5. Originally Posted by Bruno J.
Hint : use the limit comparison test with $\displaystyle (1+t^2)^{-1}$.
Could you explain in more detail?

6. Originally Posted by Random Variable
Could you explain in more detail?
Let $\displaystyle u(t)=\frac{1}{(1+t)^2}, v(t)=\frac{t^{z-1}}{(1+t)^2}$. We know $\displaystyle \int_0^\infty u(t) dt$ converges absolutely, hence $\displaystyle \int_0^\infty |v(t)|dt$ converges if $\displaystyle \lim_{t\to \infty} |v(t)|/u(t) = \lim_{t\to \infty} |t^{z-1}|$ is finite, which is when...

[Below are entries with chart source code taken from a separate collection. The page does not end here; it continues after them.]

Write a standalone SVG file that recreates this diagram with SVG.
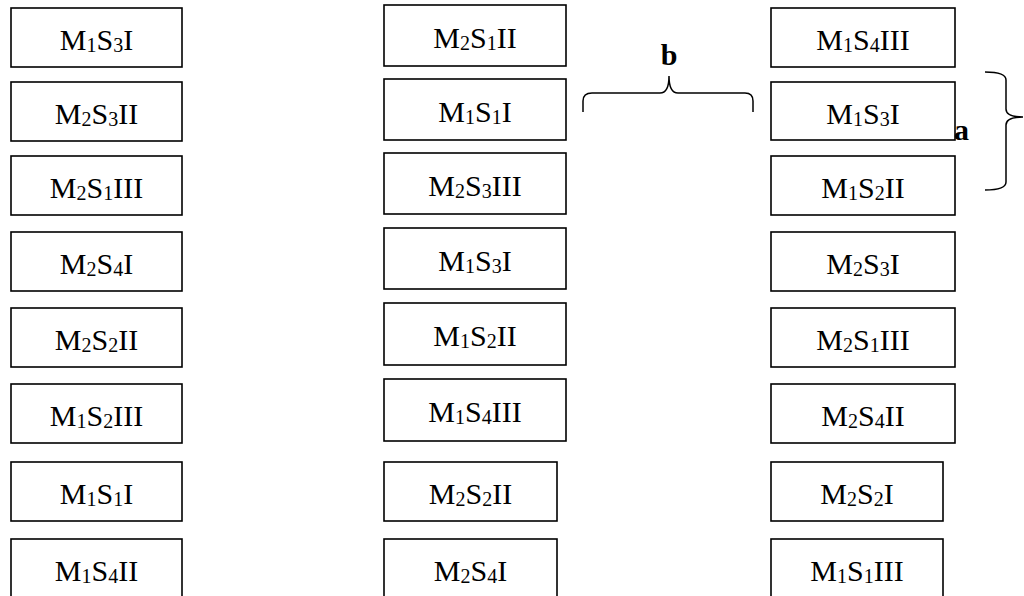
<svg xmlns="http://www.w3.org/2000/svg" width="1024" height="596" viewBox="0 0 1024 596">
<style>
rect.b{fill:#fff;stroke:#000;stroke-width:1.6}
text.t{font-family:"Liberation Serif","Times New Roman",serif;font-size:30px;text-anchor:middle;fill:#000}
tspan.s{font-size:20px}
text.l{font-family:"Liberation Serif","Times New Roman",serif;font-size:30px;font-weight:bold;fill:#000}
path.br{fill:none;stroke:#000;stroke-width:1.5}
</style>
<rect width="1024" height="596" fill="#fff"/>
<g id="L1"><rect class="b" x="11" y="8" width="171" height="59"/><text class="t" x="96.5" y="50">M<tspan class="s" dy="2">1</tspan><tspan dy="-2">S</tspan><tspan class="s" dy="2">3</tspan><tspan dy="-2">I</tspan></text></g>
<g id="L2"><rect class="b" x="11" y="82" width="171" height="59"/><text class="t" x="96.5" y="124">M<tspan class="s" dy="2">2</tspan><tspan dy="-2">S</tspan><tspan class="s" dy="2">3</tspan><tspan dy="-2">II</tspan></text></g>
<g id="L3"><rect class="b" x="11" y="156" width="171" height="59"/><text class="t" x="96.5" y="198">M<tspan class="s" dy="2">2</tspan><tspan dy="-2">S</tspan><tspan class="s" dy="2">1</tspan><tspan dy="-2">III</tspan></text></g>
<g id="L4"><rect class="b" x="11" y="232" width="171" height="59"/><text class="t" x="96.5" y="274">M<tspan class="s" dy="2">2</tspan><tspan dy="-2">S</tspan><tspan class="s" dy="2">4</tspan><tspan dy="-2">I</tspan></text></g>
<g id="L5"><rect class="b" x="11" y="308" width="171" height="59"/><text class="t" x="96.5" y="350">M<tspan class="s" dy="2">2</tspan><tspan dy="-2">S</tspan><tspan class="s" dy="2">2</tspan><tspan dy="-2">II</tspan></text></g>
<g id="L6"><rect class="b" x="11" y="384" width="171" height="59"/><text class="t" x="96.5" y="426">M<tspan class="s" dy="2">1</tspan><tspan dy="-2">S</tspan><tspan class="s" dy="2">2</tspan><tspan dy="-2">III</tspan></text></g>
<g id="L7"><rect class="b" x="11" y="462" width="171" height="59"/><text class="t" x="96.5" y="504">M<tspan class="s" dy="2">1</tspan><tspan dy="-2">S</tspan><tspan class="s" dy="2">1</tspan><tspan dy="-2">I</tspan></text></g>
<g id="L8"><rect class="b" x="11" y="539" width="171" height="62"/><text class="t" x="96.5" y="581">M<tspan class="s" dy="2">1</tspan><tspan dy="-2">S</tspan><tspan class="s" dy="2">4</tspan><tspan dy="-2">II</tspan></text></g>

<g id="M1"><rect class="b" x="384" y="5" width="182" height="61"/><text class="t" x="475" y="48">M<tspan class="s" dy="2">2</tspan><tspan dy="-2">S</tspan><tspan class="s" dy="2">1</tspan><tspan dy="-2">II</tspan></text></g>
<g id="M2"><rect class="b" x="384" y="79" width="182" height="61"/><text class="t" x="475" y="122">M<tspan class="s" dy="2">1</tspan><tspan dy="-2">S</tspan><tspan class="s" dy="2">1</tspan><tspan dy="-2">I</tspan></text></g>
<g id="M3"><rect class="b" x="384" y="153" width="182" height="61"/><text class="t" x="475" y="196">M<tspan class="s" dy="2">2</tspan><tspan dy="-2">S</tspan><tspan class="s" dy="2">3</tspan><tspan dy="-2">III</tspan></text></g>
<g id="M4"><rect class="b" x="384" y="228" width="182" height="61"/><text class="t" x="475" y="271">M<tspan class="s" dy="2">1</tspan><tspan dy="-2">S</tspan><tspan class="s" dy="2">3</tspan><tspan dy="-2">I</tspan></text></g>
<g id="M5"><rect class="b" x="384" y="303" width="182" height="62"/><text class="t" x="475" y="346">M<tspan class="s" dy="2">1</tspan><tspan dy="-2">S</tspan><tspan class="s" dy="2">2</tspan><tspan dy="-2">II</tspan></text></g>
<g id="M6"><rect class="b" x="384" y="379" width="182" height="62"/><text class="t" x="475" y="422">M<tspan class="s" dy="2">1</tspan><tspan dy="-2">S</tspan><tspan class="s" dy="2">4</tspan><tspan dy="-2">III</tspan></text></g>
<g id="M7"><rect class="b" x="384" y="462" width="173" height="59"/><text class="t" x="470.5" y="504">M<tspan class="s" dy="2">2</tspan><tspan dy="-2">S</tspan><tspan class="s" dy="2">2</tspan><tspan dy="-2">II</tspan></text></g>
<g id="M8"><rect class="b" x="384" y="539" width="173" height="62"/><text class="t" x="470.5" y="581">M<tspan class="s" dy="2">2</tspan><tspan dy="-2">S</tspan><tspan class="s" dy="2">4</tspan><tspan dy="-2">I</tspan></text></g>

<g id="R1"><rect class="b" x="771" y="8" width="184" height="59"/><text class="t" x="863" y="50">M<tspan class="s" dy="2">1</tspan><tspan dy="-2">S</tspan><tspan class="s" dy="2">4</tspan><tspan dy="-2">III</tspan></text></g>
<g id="R2"><rect class="b" x="771" y="82" width="184" height="58"/><text class="t" x="863" y="124">M<tspan class="s" dy="2">1</tspan><tspan dy="-2">S</tspan><tspan class="s" dy="2">3</tspan><tspan dy="-2">I</tspan></text></g>
<g id="R3"><rect class="b" x="771" y="156" width="184" height="59"/><text class="t" x="863" y="198">M<tspan class="s" dy="2">1</tspan><tspan dy="-2">S</tspan><tspan class="s" dy="2">2</tspan><tspan dy="-2">II</tspan></text></g>
<g id="R4"><rect class="b" x="771" y="232" width="184" height="59"/><text class="t" x="863" y="274">M<tspan class="s" dy="2">2</tspan><tspan dy="-2">S</tspan><tspan class="s" dy="2">3</tspan><tspan dy="-2">I</tspan></text></g>
<g id="R5"><rect class="b" x="771" y="308" width="184" height="59"/><text class="t" x="863" y="350">M<tspan class="s" dy="2">2</tspan><tspan dy="-2">S</tspan><tspan class="s" dy="2">1</tspan><tspan dy="-2">III</tspan></text></g>
<g id="R6"><rect class="b" x="771" y="384" width="184" height="59"/><text class="t" x="863" y="426">M<tspan class="s" dy="2">2</tspan><tspan dy="-2">S</tspan><tspan class="s" dy="2">4</tspan><tspan dy="-2">II</tspan></text></g>
<g id="R7"><rect class="b" x="771" y="462" width="172" height="59"/><text class="t" x="857" y="504">M<tspan class="s" dy="2">2</tspan><tspan dy="-2">S</tspan><tspan class="s" dy="2">2</tspan><tspan dy="-2">I</tspan></text></g>
<g id="R8"><rect class="b" x="771" y="539" width="172" height="62"/><text class="t" x="857" y="581">M<tspan class="s" dy="2">1</tspan><tspan dy="-2">S</tspan><tspan class="s" dy="2">1</tspan><tspan dy="-2">III</tspan></text></g>

<g id="connectors">
<g id="brace-b"><path class="br" d="M583 112 L583 101 Q583 93 592 93 L660 93 Q669 93 669 76 Q669 93 678 93 L745 93 Q753 93 753 101 L753 112"/><text class="l" x="669" y="65" text-anchor="middle">b</text></g>
<g id="brace-a"><path class="br" d="M985 72 Q1006 72 1006 80 L1006 109 Q1006 117 1023 117 Q1006 117 1006 125 L1006 182 Q1006 190 985 190"/><text class="l" x="954" y="140">a</text></g>
</g>
</svg>
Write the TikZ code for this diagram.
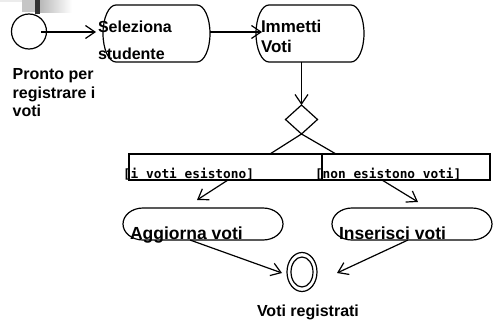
\documentclass[tikz,border=0pt]{standalone}
\usepackage{fontspec}
\setmainfont{Liberation Sans}
\newfontfamily\guardfont{DejaVu Sans Mono}
\usetikzlibrary{arrows.meta,shapes.geometric}

% outline of an activity state: straight top and bottom, half-ellipse ends
\newcommand\stadiumoutline[3]{%
  \draw ([xshift=#2]#1.north west) -- ([xshift=-#2]#1.north east)
    arc[start angle=90,end angle=-90,x radius=#2,y radius=#3]
    -- ([xshift=#2]#1.south west)
    arc[start angle=270,end angle=90,x radius=#2,y radius=#3] -- cycle;}

\tikzset{
  flow/.style={-{Straight Barb[length=9.5pt,width=13pt]}},
  frame/.style={rectangle,inner sep=0pt,outer sep=0pt},
  lbl/.style={inner sep=0pt,outer sep=0pt,anchor=base west,
    font=\bfseries\fontsize{#1}{#1}\selectfont},
  lbl/.default=16,
  guard/.style={inner sep=0pt,outer sep=0pt,anchor=base west,
    font=\guardfont\bfseries\fontsize{12.8}{14}\selectfont},
}

\begin{document}
\begin{tikzpicture}[x=1pt,y=1pt,line width=1.2pt]
\useasboundingbox (0,0) rectangle (493,-324);

% corner ornament
\fill[gray!15] (0,0) rectangle (33,-2);
\fill[gray!45] (22,0) rectangle (35,-12);
\fill[black!80] (35,0) rectangle (40,-14);
\shade[left color=gray!55,right color=white] (40,0) rectangle (72,-12);

% initial state
\node[circle,draw,minimum size=35pt,inner sep=0pt,outer sep=0pt] (init) at (29,-31.5) {};
\node[lbl] (pronto1) at (12.7,-79) {Pronto per};
\node[lbl] (pronto2) at (12.7,-98) {registrare i};
\node[lbl] (pronto3) at (12.7,-116) {voti};

% Seleziona studente
\node[frame,minimum width=107pt,minimum height=57pt] (sel) at (156.5,-33.5) {};
\stadiumoutline{sel}{13pt}{28.5pt}
\node[lbl] (seltxt1) at (98,-32) {Seleziona};
\node[lbl] (seltxt2) at (98,-59) {studente};

% Immetti Voti
\node[frame,minimum width=108pt,minimum height=57pt] (imm) at (310,-33.5) {};
\stadiumoutline{imm}{13pt}{28.5pt}
\node[lbl=17] (immtxt1) at (261,-32) {Immetti};
\node[lbl=17] (immtxt2) at (261,-52) {Voti};

% decision
\node[diamond,draw,minimum width=32pt,minimum height=29pt,inner sep=0pt,outer sep=0pt] (dec) at (301.5,-119.5) {};

% guard bars
\node[frame,draw,minimum width=193pt,minimum height=26pt] (barL) at (225.5,-167) {};
\node[frame,draw,minimum width=168pt,minimum height=26pt] (barR) at (406,-167) {};
\node[guard] (gL) at (123,-178) {[i voti esistono]};
\node[guard] (gR) at (315,-178) {[non esistono voti]};

% Aggiorna voti / Inserisci voti
\node[frame,minimum width=160pt,minimum height=32pt] (agg) at (203,-224) {};
\stadiumoutline{agg}{20pt}{16pt}
\node[lbl=17.5] (aggtxt) at (130,-239) {Aggiorna voti};
\node[frame,minimum width=160pt,minimum height=32pt] (ins) at (412,-224) {};
\stadiumoutline{ins}{20pt}{16pt}
\node[lbl=17.5] (instxt) at (339,-239) {Inserisci voti};

% final state
\node[ellipse,draw,minimum width=30pt,minimum height=39pt,inner sep=0pt,outer sep=0pt] (fin) at (302,-272) {};
\draw (fin.center) ellipse[x radius=11pt,y radius=15pt];
\node[lbl] (fintxt) at (257,-316) {Voti registrati};

% transitions
\draw[flow] ([shift={(12pt,-0.5pt)}]init.center) -- ([shift={(-7pt,1.5pt)}]sel.west);
\draw[flow] ([yshift=1.5pt]sel.east) -- ([shift={(6pt,1.5pt)}]imm.west);
\draw[flow] ([xshift=-8.5pt]imm.south) -- (dec.north);
\draw (dec.south) -- ([xshift=-52pt]barL.north east);
\draw (dec.south) -- ([xshift=14pt]barR.north west);
\draw[flow] ([xshift=2.5pt]barL.south) -- ([shift={(-6pt,8pt)}]agg.north);
\draw[flow] ([xshift=-24pt]barR.south) -- ([shift={(6pt,6pt)}]ins.north);
\draw[flow] ([xshift=-13pt]agg.south) -- ([shift={(-5pt,-1pt)}]fin.west);
\draw[flow] ([xshift=-4pt]ins.south) -- ([shift={(20pt,-1pt)}]fin.east);
\end{tikzpicture}
\end{document}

7. Originally Posted by Bruno J.
Let $\displaystyle u(t)=\frac{1}{(1+t)^2}, v(t)=\frac{t^{z-1}}{(1+t)^2}$. We know $\displaystyle \int_0^\infty u(t) dt$ converges absolutely, hence $\displaystyle \int_0^\infty |v(t)|dt$ converges if $\displaystyle \lim_{t\to \infty} |v(t)|/u(t) = \lim_{t\to \infty} |t^{z-1}|$ is finite, which is when...
Unless I'm totally mistaken, the original integral is convergent for $\displaystyle 0 < z <2$. I'm not sure how that proof shows that.

8. My mistake! What I wrote only proves convergence when $\displaystyle 0<\mbox{Re }z<1$, and indeed the integral is convergent when $\displaystyle 0< \mbox{Re }z < 2$.